BOSTON - The first black president of Emerson College, Doctor Pelton took the reins of the school in 2011, changing a boutique communications school into a major player in the redesign of Boston's downtown.
But Dr. Pelton says he's no stranger to being the first person of color in the president's chair. He's done it his entire career.
“When you arrive at some point where you have influence or power, never ever, ever forget where you came from,” Pelton explained. “I tell my students that there’s no substitute for authenticity. People gravitate towards people who are authentic, who speak from their heart and speak with truth and power and as long as you do that you’ll be fine.”
Dr. Pelton’s story starts in Wichita, Kansas.
“I bring to it particularly my own growing up as a working-class kid. I grew up in a house without indoor plumbing until I was 6 years old,” he said. “I was the first in my family to go to college and so what really motives me in this job.”
Pelton was the only boy of four kids. His mother was a homemaker and his father was a laborer and later managed the Wichita Police Department.
He knew early on he wanted to be in academia and he set a goal while getting his doctorate at Harvard to be a college president by 40.
“I understood that as much as I loved the contemplative life, I really gravitated towards a life where I could make a big impact,” he said.

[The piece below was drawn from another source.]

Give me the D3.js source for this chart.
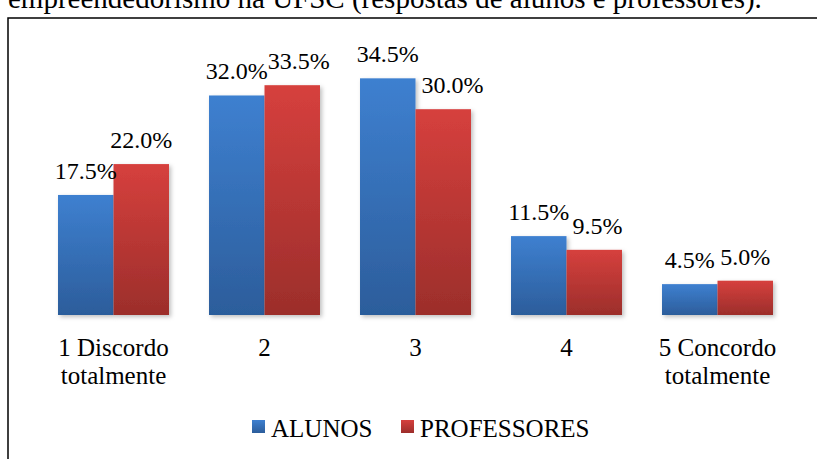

After deanships at Colgate University and Dartmouth College, Pelton became the first African-American college president of Willamette University in 1998.
He became the first African-American president of Emerson College in 2011.
”There are folks, I think, who see me in that role and think that I’m in that role because of some affirmative action, which is not the case,” he said. “Never been the case for me. And in doing so, they diminish -- that perception diminishes your value.”
Pelton says he is proud of the value he brought to Emerson. He’s credited with helping to reshape Boston’s downtown. The school has broken ground on an $85 million Los Angeles satellite center and entered into a partnership with the ambassador theatre group at the Colonial Theatre.
But the lack of diversity remains a problem, less than 3 percent of the student body is African-American.
“We increased by 100 percent in about a four-year period,” he explained. “Here we’re doing better, but not where I think we should be.”
Pelton says creating access to higher education to those students is personal to him.
“For people of privilege and wealth, the networking is visible. It’s in the air they breathe. They touch it. They know what to do,” he said. “I want to make that world visible to students, to whom it has mostly been invisible.”
Doctor Pelton quoted a Vietnamese proverb he keeps close at hand: “When eating fruit, remember who planted the tree; when drinking clear water, remember who dug the well.”